[Entries with chart source code]
::::
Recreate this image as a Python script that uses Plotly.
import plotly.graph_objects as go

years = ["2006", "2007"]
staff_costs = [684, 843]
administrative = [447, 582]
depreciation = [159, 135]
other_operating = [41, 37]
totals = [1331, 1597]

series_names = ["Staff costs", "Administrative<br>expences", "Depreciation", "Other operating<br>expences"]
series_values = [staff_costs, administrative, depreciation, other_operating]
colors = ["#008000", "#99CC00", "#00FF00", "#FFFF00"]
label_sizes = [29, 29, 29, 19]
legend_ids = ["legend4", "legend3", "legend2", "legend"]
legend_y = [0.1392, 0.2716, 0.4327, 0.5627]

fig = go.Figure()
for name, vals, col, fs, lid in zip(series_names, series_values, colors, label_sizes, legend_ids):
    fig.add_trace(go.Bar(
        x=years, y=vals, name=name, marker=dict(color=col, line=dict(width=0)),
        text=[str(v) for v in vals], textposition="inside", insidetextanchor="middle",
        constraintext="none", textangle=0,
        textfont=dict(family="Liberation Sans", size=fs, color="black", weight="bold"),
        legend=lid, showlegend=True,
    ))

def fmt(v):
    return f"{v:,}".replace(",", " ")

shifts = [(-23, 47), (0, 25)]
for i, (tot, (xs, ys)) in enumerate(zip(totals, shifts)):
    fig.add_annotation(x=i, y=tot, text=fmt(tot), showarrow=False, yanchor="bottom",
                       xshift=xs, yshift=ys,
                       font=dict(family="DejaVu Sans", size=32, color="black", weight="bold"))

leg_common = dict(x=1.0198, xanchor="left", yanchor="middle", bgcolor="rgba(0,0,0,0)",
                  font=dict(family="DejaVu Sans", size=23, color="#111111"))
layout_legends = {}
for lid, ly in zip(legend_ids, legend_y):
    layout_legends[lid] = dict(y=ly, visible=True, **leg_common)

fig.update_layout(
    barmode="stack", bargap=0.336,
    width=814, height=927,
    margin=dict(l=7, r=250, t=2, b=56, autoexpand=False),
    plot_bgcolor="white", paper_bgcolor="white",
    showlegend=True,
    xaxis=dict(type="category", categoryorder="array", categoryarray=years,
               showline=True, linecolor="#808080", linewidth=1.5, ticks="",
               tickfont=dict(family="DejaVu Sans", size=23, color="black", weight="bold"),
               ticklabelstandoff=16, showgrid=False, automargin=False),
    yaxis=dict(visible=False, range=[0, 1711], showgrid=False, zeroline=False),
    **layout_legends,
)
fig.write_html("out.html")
::::
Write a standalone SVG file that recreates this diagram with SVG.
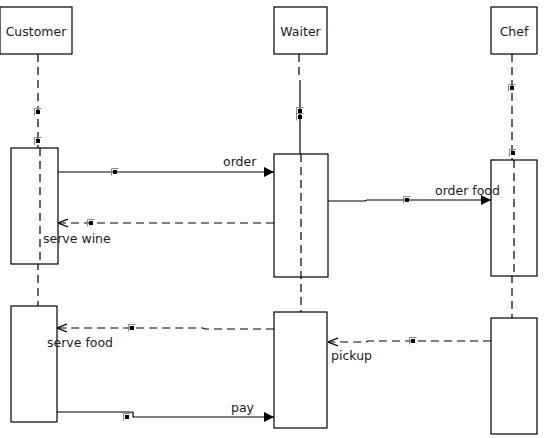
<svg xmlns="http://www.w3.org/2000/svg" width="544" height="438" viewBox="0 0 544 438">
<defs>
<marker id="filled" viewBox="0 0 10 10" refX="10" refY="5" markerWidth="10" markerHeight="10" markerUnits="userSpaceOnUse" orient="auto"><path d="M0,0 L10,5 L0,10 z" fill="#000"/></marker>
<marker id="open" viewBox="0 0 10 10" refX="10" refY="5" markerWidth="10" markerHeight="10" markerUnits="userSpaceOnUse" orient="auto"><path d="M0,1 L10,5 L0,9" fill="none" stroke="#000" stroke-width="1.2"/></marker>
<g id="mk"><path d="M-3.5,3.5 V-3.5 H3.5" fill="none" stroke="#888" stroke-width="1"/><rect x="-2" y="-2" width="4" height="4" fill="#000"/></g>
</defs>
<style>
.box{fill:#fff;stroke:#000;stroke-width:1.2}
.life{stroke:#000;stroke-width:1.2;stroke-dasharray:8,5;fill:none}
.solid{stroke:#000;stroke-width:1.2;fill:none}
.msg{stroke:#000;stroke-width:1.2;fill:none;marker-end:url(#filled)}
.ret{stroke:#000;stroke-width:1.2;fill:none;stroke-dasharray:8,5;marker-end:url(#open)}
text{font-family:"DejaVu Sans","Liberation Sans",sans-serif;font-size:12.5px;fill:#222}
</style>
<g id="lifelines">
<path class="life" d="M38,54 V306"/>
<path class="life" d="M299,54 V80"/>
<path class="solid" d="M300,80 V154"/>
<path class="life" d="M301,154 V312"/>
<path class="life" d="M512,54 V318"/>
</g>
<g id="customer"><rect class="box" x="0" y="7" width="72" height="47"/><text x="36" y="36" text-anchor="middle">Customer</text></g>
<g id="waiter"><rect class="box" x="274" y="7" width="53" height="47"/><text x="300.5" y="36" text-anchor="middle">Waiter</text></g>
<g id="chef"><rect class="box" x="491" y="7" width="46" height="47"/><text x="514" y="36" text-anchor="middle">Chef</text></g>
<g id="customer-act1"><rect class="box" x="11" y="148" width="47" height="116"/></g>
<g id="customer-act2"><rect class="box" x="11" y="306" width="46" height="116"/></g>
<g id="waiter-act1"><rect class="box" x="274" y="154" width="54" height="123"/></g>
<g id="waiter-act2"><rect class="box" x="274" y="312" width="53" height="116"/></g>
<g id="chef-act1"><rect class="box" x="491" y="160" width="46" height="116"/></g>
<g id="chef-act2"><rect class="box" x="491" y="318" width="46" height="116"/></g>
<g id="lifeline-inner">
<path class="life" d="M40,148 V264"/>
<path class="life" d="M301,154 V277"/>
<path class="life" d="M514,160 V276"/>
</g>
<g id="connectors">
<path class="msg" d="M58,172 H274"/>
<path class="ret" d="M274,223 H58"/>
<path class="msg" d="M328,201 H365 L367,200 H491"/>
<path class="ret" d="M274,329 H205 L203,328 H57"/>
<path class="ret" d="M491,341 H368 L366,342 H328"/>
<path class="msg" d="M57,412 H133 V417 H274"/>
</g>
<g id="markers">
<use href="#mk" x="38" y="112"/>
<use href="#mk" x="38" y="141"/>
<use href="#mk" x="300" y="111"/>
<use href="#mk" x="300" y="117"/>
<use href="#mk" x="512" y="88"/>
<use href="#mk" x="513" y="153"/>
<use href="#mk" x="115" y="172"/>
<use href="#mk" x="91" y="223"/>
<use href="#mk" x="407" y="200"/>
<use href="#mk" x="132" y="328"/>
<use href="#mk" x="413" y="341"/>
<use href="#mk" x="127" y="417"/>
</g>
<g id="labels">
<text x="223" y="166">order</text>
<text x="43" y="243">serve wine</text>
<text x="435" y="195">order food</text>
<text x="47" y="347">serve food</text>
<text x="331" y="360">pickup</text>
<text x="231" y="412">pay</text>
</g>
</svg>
::::
■ TASK GOAL: Look above for the line containing "Recreate this image". Output from there through the line containing "totals = [1331, 1597]", exactly and inclusively.

■ RESULT OF THIS TASK:
Recreate this image as a Python script that uses Plotly.
import plotly.graph_objects as go

years = ["2006", "2007"]
staff_costs = [684, 843]
administrative = [447, 582]
depreciation = [159, 135]
other_operating = [41, 37]
totals = [1331, 1597]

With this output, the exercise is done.